<<<<
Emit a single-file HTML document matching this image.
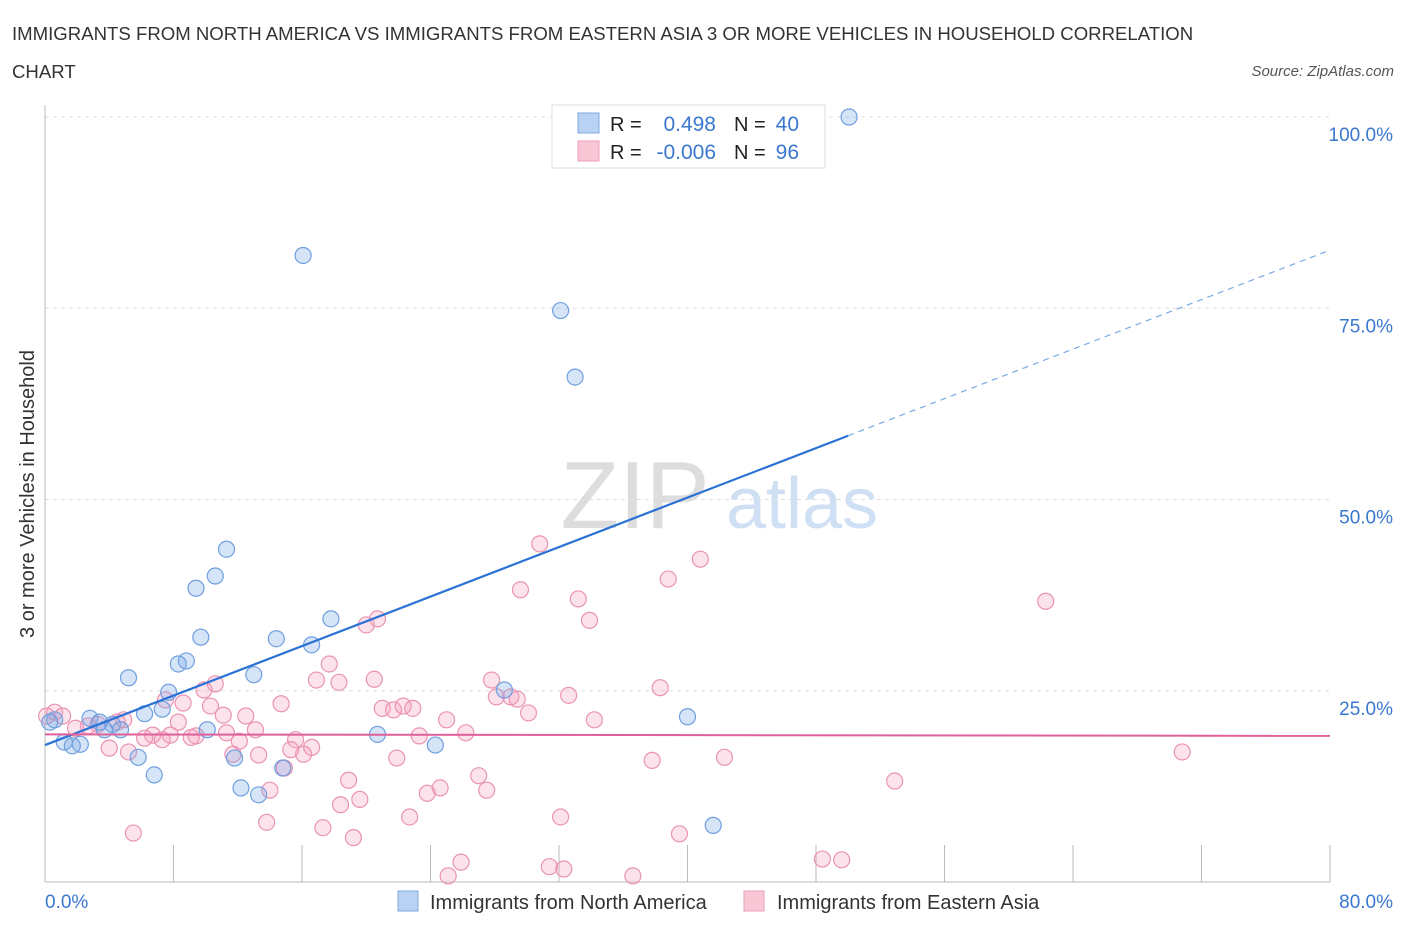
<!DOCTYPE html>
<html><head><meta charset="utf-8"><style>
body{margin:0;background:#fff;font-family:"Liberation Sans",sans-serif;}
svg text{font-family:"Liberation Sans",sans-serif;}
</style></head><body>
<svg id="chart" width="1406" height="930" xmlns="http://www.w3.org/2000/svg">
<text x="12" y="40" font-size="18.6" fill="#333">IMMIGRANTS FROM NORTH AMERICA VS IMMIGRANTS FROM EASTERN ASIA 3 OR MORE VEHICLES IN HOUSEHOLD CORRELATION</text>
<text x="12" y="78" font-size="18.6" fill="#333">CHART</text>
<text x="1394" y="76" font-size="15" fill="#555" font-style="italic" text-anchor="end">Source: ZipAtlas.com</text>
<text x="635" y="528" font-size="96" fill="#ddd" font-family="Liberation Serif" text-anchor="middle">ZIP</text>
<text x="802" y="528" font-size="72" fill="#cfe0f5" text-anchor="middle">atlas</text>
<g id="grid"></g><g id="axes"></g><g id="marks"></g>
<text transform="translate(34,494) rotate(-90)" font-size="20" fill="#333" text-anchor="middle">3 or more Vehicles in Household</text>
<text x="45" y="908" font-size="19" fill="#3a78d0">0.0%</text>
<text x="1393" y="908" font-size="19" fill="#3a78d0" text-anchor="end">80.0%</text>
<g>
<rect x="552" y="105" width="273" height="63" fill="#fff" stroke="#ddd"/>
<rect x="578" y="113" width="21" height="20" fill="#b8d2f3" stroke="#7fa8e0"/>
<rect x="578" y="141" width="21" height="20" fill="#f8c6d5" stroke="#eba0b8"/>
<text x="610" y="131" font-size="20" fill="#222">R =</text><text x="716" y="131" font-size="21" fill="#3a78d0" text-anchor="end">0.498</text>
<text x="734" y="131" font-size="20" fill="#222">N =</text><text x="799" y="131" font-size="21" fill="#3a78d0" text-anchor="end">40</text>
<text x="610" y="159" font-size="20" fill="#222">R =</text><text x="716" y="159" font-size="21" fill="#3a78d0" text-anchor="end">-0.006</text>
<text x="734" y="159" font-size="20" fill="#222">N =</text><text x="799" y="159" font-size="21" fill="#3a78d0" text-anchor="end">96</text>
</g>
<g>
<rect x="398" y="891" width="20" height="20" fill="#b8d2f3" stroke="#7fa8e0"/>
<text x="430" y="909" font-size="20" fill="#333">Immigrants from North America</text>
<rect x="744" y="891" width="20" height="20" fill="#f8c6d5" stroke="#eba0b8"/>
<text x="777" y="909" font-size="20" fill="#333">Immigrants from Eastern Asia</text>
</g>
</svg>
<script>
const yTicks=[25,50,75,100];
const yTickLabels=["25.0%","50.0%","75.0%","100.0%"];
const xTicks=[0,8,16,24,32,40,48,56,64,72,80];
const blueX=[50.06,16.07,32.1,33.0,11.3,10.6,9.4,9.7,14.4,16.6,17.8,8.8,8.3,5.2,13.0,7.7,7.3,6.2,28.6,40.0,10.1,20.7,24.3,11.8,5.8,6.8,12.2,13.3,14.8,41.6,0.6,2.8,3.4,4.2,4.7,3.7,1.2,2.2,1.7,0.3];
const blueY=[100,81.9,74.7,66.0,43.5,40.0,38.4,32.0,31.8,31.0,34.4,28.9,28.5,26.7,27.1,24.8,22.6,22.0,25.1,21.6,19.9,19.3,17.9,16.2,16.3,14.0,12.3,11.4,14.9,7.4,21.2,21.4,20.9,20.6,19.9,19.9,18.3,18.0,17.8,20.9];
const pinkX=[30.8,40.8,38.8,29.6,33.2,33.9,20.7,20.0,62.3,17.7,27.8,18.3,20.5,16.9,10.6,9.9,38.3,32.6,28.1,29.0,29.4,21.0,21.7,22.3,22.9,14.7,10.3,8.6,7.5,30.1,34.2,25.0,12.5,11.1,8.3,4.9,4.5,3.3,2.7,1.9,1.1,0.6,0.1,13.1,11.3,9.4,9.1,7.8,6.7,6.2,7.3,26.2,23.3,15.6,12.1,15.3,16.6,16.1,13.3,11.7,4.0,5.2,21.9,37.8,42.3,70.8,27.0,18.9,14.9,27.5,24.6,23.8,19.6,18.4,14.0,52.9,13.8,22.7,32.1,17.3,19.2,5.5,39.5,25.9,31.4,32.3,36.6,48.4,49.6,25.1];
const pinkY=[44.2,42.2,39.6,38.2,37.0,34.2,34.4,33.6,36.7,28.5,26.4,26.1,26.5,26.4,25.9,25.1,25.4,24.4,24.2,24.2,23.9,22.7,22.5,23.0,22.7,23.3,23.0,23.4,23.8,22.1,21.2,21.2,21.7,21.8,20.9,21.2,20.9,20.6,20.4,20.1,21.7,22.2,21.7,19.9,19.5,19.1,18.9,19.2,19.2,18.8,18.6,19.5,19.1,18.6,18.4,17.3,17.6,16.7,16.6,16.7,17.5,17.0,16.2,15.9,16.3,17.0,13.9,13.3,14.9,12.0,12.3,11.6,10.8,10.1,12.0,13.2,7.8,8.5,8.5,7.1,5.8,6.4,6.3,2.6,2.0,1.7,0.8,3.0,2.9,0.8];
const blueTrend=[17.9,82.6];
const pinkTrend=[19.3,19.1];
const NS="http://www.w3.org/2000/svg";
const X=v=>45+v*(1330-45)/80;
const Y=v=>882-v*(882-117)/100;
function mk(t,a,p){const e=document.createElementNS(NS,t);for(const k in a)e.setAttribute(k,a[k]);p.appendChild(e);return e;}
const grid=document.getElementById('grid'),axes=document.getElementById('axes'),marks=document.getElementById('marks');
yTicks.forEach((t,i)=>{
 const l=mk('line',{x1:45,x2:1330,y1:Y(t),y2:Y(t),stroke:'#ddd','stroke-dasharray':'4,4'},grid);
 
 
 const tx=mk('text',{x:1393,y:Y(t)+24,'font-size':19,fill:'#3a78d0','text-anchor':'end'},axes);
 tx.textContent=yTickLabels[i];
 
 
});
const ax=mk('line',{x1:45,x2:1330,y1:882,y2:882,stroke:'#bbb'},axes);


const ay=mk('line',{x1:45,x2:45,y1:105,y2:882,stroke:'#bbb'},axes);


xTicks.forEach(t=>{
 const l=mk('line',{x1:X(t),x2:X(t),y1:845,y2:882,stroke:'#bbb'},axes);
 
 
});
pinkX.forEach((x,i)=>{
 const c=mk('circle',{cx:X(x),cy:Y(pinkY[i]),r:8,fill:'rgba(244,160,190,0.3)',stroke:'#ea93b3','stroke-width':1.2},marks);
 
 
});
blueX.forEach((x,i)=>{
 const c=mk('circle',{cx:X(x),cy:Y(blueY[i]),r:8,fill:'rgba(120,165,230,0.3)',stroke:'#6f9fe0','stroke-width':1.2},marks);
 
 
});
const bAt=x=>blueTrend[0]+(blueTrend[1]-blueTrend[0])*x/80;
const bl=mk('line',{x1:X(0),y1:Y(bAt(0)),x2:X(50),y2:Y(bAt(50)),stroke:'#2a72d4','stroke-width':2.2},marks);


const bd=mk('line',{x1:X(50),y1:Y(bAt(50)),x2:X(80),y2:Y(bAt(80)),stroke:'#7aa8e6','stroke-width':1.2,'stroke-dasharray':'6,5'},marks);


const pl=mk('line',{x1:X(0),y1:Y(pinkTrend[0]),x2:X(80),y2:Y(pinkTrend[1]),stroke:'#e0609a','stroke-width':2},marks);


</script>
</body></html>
>>>>
Short exercise |
Quote the full listing above word for word; exclude every picture from the copy.

Written response |
Emit a single-file HTML document matching this image.
<!DOCTYPE html>
<html><head><meta charset="utf-8"><style>
body{margin:0;background:#fff;font-family:"Liberation Sans",sans-serif;}
svg text{font-family:"Liberation Sans",sans-serif;}
</style></head><body>
<svg id="chart" width="1406" height="930" xmlns="http://www.w3.org/2000/svg">
<text x="12" y="40" font-size="18.6" fill="#333">IMMIGRANTS FROM NORTH AMERICA VS IMMIGRANTS FROM EASTERN ASIA 3 OR MORE VEHICLES IN HOUSEHOLD CORRELATION</text>
<text x="12" y="78" font-size="18.6" fill="#333">CHART</text>
<text x="1394" y="76" font-size="15" fill="#555" font-style="italic" text-anchor="end">Source: ZipAtlas.com</text>
<text x="635" y="528" font-size="96" fill="#ddd" font-family="Liberation Serif" text-anchor="middle">ZIP</text>
<text x="802" y="528" font-size="72" fill="#cfe0f5" text-anchor="middle">atlas</text>
<g id="grid"></g><g id="axes"></g><g id="marks"></g>
<text transform="translate(34,494) rotate(-90)" font-size="20" fill="#333" text-anchor="middle">3 or more Vehicles in Household</text>
<text x="45" y="908" font-size="19" fill="#3a78d0">0.0%</text>
<text x="1393" y="908" font-size="19" fill="#3a78d0" text-anchor="end">80.0%</text>
<g>
<rect x="552" y="105" width="273" height="63" fill="#fff" stroke="#ddd"/>
<rect x="578" y="113" width="21" height="20" fill="#b8d2f3" stroke="#7fa8e0"/>
<rect x="578" y="141" width="21" height="20" fill="#f8c6d5" stroke="#eba0b8"/>
<text x="610" y="131" font-size="20" fill="#222">R =</text><text x="716" y="131" font-size="21" fill="#3a78d0" text-anchor="end">0.498</text>
<text x="734" y="131" font-size="20" fill="#222">N =</text><text x="799" y="131" font-size="21" fill="#3a78d0" text-anchor="end">40</text>
<text x="610" y="159" font-size="20" fill="#222">R =</text><text x="716" y="159" font-size="21" fill="#3a78d0" text-anchor="end">-0.006</text>
<text x="734" y="159" font-size="20" fill="#222">N =</text><text x="799" y="159" font-size="21" fill="#3a78d0" text-anchor="end">96</text>
</g>
<g>
<rect x="398" y="891" width="20" height="20" fill="#b8d2f3" stroke="#7fa8e0"/>
<text x="430" y="909" font-size="20" fill="#333">Immigrants from North America</text>
<rect x="744" y="891" width="20" height="20" fill="#f8c6d5" stroke="#eba0b8"/>
<text x="777" y="909" font-size="20" fill="#333">Immigrants from Eastern Asia</text>
</g>
</svg>
<script>
const yTicks=[25,50,75,100];
const yTickLabels=["25.0%","50.0%","75.0%","100.0%"];
const xTicks=[0,8,16,24,32,40,48,56,64,72,80];
const blueX=[50.06,16.07,32.1,33.0,11.3,10.6,9.4,9.7,14.4,16.6,17.8,8.8,8.3,5.2,13.0,7.7,7.3,6.2,28.6,40.0,10.1,20.7,24.3,11.8,5.8,6.8,12.2,13.3,14.8,41.6,0.6,2.8,3.4,4.2,4.7,3.7,1.2,2.2,1.7,0.3];
const blueY=[100,81.9,74.7,66.0,43.5,40.0,38.4,32.0,31.8,31.0,34.4,28.9,28.5,26.7,27.1,24.8,22.6,22.0,25.1,21.6,19.9,19.3,17.9,16.2,16.3,14.0,12.3,11.4,14.9,7.4,21.2,21.4,20.9,20.6,19.9,19.9,18.3,18.0,17.8,20.9];
const pinkX=[30.8,40.8,38.8,29.6,33.2,33.9,20.7,20.0,62.3,17.7,27.8,18.3,20.5,16.9,10.6,9.9,38.3,32.6,28.1,29.0,29.4,21.0,21.7,22.3,22.9,14.7,10.3,8.6,7.5,30.1,34.2,25.0,12.5,11.1,8.3,4.9,4.5,3.3,2.7,1.9,1.1,0.6,0.1,13.1,11.3,9.4,9.1,7.8,6.7,6.2,7.3,26.2,23.3,15.6,12.1,15.3,16.6,16.1,13.3,11.7,4.0,5.2,21.9,37.8,42.3,70.8,27.0,18.9,14.9,27.5,24.6,23.8,19.6,18.4,14.0,52.9,13.8,22.7,32.1,17.3,19.2,5.5,39.5,25.9,31.4,32.3,36.6,48.4,49.6,25.1];
const pinkY=[44.2,42.2,39.6,38.2,37.0,34.2,34.4,33.6,36.7,28.5,26.4,26.1,26.5,26.4,25.9,25.1,25.4,24.4,24.2,24.2,23.9,22.7,22.5,23.0,22.7,23.3,23.0,23.4,23.8,22.1,21.2,21.2,21.7,21.8,20.9,21.2,20.9,20.6,20.4,20.1,21.7,22.2,21.7,19.9,19.5,19.1,18.9,19.2,19.2,18.8,18.6,19.5,19.1,18.6,18.4,17.3,17.6,16.7,16.6,16.7,17.5,17.0,16.2,15.9,16.3,17.0,13.9,13.3,14.9,12.0,12.3,11.6,10.8,10.1,12.0,13.2,7.8,8.5,8.5,7.1,5.8,6.4,6.3,2.6,2.0,1.7,0.8,3.0,2.9,0.8];
const blueTrend=[17.9,82.6];
const pinkTrend=[19.3,19.1];
const NS="http://www.w3.org/2000/svg";
const X=v=>45+v*(1330-45)/80;
const Y=v=>882-v*(882-117)/100;
function mk(t,a,p){const e=document.createElementNS(NS,t);for(const k in a)e.setAttribute(k,a[k]);p.appendChild(e);return e;}
const grid=document.getElementById('grid'),axes=document.getElementById('axes'),marks=document.getElementById('marks');
yTicks.forEach((t,i)=>{
 const l=mk('line',{x1:45,x2:1330,y1:Y(t),y2:Y(t),stroke:'#ddd','stroke-dasharray':'4,4'},grid);
 
 
 const tx=mk('text',{x:1393,y:Y(t)+24,'font-size':19,fill:'#3a78d0','text-anchor':'end'},axes);
 tx.textContent=yTickLabels[i];
 
 
});
const ax=mk('line',{x1:45,x2:1330,y1:882,y2:882,stroke:'#bbb'},axes);


const ay=mk('line',{x1:45,x2:45,y1:105,y2:882,stroke:'#bbb'},axes);


xTicks.forEach(t=>{
 const l=mk('line',{x1:X(t),x2:X(t),y1:845,y2:882,stroke:'#bbb'},axes);
 
 
});
pinkX.forEach((x,i)=>{
 const c=mk('circle',{cx:X(x),cy:Y(pinkY[i]),r:8,fill:'rgba(244,160,190,0.3)',stroke:'#ea93b3','stroke-width':1.2},marks);
 
 
});
blueX.forEach((x,i)=>{
 const c=mk('circle',{cx:X(x),cy:Y(blueY[i]),r:8,fill:'rgba(120,165,230,0.3)',stroke:'#6f9fe0','stroke-width':1.2},marks);
 
 
});
const bAt=x=>blueTrend[0]+(blueTrend[1]-blueTrend[0])*x/80;
const bl=mk('line',{x1:X(0),y1:Y(bAt(0)),x2:X(50),y2:Y(bAt(50)),stroke:'#2a72d4','stroke-width':2.2},marks);


const bd=mk('line',{x1:X(50),y1:Y(bAt(50)),x2:X(80),y2:Y(bAt(80)),stroke:'#7aa8e6','stroke-width':1.2,'stroke-dasharray':'6,5'},marks);


const pl=mk('line',{x1:X(0),y1:Y(pinkTrend[0]),x2:X(80),y2:Y(pinkTrend[1]),stroke:'#e0609a','stroke-width':2},marks);


</script>
</body></html>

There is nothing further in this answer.